## INPUT RECORDS
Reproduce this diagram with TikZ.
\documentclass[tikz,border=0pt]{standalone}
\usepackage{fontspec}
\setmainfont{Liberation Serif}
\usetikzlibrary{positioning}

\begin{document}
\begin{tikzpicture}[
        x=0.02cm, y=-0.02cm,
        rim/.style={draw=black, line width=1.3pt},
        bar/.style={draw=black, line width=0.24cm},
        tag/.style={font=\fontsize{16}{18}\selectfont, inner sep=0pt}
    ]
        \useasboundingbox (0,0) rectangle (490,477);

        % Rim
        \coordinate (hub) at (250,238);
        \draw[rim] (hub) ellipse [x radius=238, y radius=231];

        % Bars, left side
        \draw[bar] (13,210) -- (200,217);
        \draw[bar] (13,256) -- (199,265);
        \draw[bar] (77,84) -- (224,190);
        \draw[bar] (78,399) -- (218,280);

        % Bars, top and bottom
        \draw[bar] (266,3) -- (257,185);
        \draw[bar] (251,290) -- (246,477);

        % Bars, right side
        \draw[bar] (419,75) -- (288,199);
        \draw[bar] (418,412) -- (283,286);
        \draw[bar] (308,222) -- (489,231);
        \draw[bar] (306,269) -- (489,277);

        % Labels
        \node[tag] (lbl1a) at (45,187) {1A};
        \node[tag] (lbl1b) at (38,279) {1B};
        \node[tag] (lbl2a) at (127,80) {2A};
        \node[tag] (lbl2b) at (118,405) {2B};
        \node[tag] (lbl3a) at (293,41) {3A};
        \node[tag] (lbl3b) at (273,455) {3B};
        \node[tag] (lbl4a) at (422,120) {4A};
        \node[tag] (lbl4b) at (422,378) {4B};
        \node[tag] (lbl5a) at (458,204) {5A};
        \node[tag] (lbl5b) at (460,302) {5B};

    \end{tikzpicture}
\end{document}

---

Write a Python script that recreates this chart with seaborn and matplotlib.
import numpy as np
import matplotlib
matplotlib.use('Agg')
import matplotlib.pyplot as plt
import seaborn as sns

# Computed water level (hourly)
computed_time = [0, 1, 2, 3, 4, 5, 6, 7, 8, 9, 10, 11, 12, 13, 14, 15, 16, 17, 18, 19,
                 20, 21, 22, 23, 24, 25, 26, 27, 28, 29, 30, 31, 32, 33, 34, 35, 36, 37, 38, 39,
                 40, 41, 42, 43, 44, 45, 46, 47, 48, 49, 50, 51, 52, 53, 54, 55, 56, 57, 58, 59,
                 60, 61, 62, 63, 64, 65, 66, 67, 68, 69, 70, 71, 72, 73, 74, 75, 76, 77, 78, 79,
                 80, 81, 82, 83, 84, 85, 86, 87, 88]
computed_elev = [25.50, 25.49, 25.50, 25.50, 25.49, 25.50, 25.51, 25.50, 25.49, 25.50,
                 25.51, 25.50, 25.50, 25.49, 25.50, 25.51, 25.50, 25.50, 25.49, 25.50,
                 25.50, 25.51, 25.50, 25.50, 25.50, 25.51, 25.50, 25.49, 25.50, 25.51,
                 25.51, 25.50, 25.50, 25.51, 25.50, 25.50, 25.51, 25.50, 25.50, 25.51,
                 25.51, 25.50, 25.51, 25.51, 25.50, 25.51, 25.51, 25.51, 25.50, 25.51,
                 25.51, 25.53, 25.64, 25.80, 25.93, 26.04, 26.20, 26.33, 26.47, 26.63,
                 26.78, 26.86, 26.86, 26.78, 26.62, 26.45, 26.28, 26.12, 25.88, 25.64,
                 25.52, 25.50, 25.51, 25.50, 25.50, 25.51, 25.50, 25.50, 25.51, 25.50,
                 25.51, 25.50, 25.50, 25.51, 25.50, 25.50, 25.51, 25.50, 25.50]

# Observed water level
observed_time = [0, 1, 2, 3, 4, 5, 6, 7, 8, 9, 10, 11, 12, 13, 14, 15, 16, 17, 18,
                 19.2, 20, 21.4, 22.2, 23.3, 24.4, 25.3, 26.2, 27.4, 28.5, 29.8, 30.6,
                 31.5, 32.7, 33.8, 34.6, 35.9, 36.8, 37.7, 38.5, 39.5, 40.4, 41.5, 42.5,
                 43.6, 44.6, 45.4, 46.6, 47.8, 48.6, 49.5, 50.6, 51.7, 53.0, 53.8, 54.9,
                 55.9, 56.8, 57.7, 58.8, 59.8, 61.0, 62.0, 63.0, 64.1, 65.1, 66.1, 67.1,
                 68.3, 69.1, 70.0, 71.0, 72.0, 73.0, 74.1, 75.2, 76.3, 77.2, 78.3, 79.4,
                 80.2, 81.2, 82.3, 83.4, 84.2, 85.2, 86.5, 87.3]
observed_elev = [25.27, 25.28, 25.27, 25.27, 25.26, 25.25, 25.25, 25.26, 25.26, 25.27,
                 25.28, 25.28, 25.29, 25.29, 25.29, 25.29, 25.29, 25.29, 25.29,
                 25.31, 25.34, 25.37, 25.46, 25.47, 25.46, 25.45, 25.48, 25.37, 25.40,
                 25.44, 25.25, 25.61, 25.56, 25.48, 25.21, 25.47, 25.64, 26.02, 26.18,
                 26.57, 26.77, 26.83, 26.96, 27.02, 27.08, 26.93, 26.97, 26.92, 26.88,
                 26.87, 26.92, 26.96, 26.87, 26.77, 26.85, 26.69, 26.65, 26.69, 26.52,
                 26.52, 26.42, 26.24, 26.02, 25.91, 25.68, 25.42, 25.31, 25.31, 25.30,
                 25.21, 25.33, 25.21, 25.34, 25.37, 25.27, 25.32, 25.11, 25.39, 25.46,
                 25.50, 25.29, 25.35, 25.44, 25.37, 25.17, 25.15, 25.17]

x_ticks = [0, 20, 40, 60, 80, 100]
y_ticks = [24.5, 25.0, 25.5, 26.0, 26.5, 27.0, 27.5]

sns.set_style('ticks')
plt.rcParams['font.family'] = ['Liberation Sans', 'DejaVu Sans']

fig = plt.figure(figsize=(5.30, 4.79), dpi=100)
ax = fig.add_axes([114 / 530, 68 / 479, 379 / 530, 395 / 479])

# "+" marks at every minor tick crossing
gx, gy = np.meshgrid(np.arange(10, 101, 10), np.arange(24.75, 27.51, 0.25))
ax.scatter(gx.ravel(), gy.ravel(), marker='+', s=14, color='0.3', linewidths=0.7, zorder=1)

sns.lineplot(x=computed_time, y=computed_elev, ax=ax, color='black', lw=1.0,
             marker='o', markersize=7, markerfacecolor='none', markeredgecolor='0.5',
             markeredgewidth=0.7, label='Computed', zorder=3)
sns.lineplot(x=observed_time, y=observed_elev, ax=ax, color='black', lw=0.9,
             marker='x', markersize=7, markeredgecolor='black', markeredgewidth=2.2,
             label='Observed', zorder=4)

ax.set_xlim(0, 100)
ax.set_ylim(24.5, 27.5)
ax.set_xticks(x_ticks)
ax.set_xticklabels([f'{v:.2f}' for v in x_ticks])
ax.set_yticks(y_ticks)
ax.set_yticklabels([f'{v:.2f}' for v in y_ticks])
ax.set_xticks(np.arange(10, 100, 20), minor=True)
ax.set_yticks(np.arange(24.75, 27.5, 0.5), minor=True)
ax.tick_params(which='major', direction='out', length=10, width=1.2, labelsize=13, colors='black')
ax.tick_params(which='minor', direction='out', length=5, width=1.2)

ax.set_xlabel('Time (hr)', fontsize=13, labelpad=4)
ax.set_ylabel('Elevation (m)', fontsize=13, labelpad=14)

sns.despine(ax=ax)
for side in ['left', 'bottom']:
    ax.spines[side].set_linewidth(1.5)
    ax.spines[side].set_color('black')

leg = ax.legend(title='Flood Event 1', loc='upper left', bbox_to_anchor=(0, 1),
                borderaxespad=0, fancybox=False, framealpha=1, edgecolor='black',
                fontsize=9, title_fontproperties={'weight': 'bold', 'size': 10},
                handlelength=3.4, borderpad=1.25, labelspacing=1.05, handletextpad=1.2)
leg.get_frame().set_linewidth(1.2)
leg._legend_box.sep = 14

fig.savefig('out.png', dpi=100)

---

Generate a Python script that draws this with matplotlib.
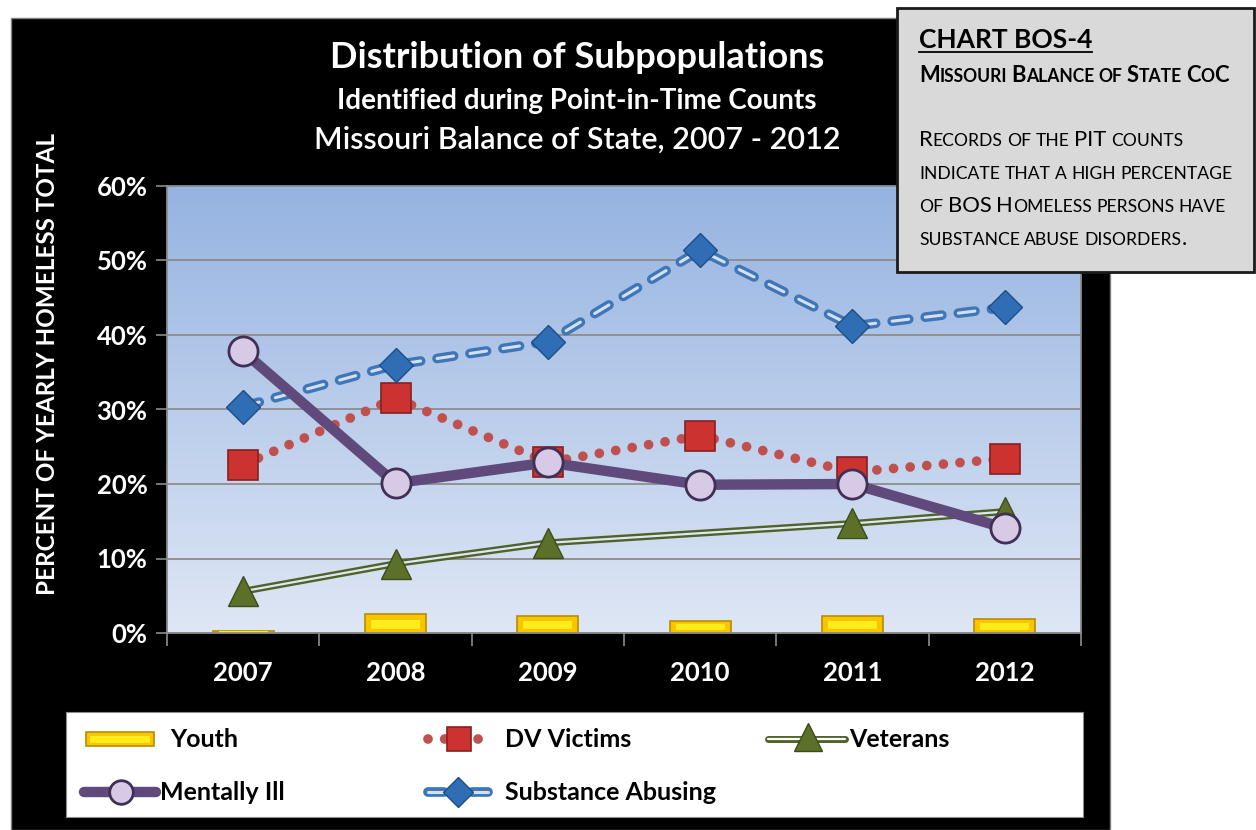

## EXERCISE PROMPT
Start at the line with "Reproduce this diagram with TikZ." and stop after the line with "(0,0) rectangle (490,477);". Repeat exactly the lines in that range.

## RESULT OF THIS TASK
Reproduce this diagram with TikZ.
\documentclass[tikz,border=0pt]{standalone}
\usepackage{fontspec}
\setmainfont{Liberation Serif}
\usetikzlibrary{positioning}

\begin{document}
\begin{tikzpicture}[
        x=0.02cm, y=-0.02cm,
        rim/.style={draw=black, line width=1.3pt},
        bar/.style={draw=black, line width=0.24cm},
        tag/.style={font=\fontsize{16}{18}\selectfont, inner sep=0pt}
    ]
        \useasboundingbox (0,0) rectangle (490,477);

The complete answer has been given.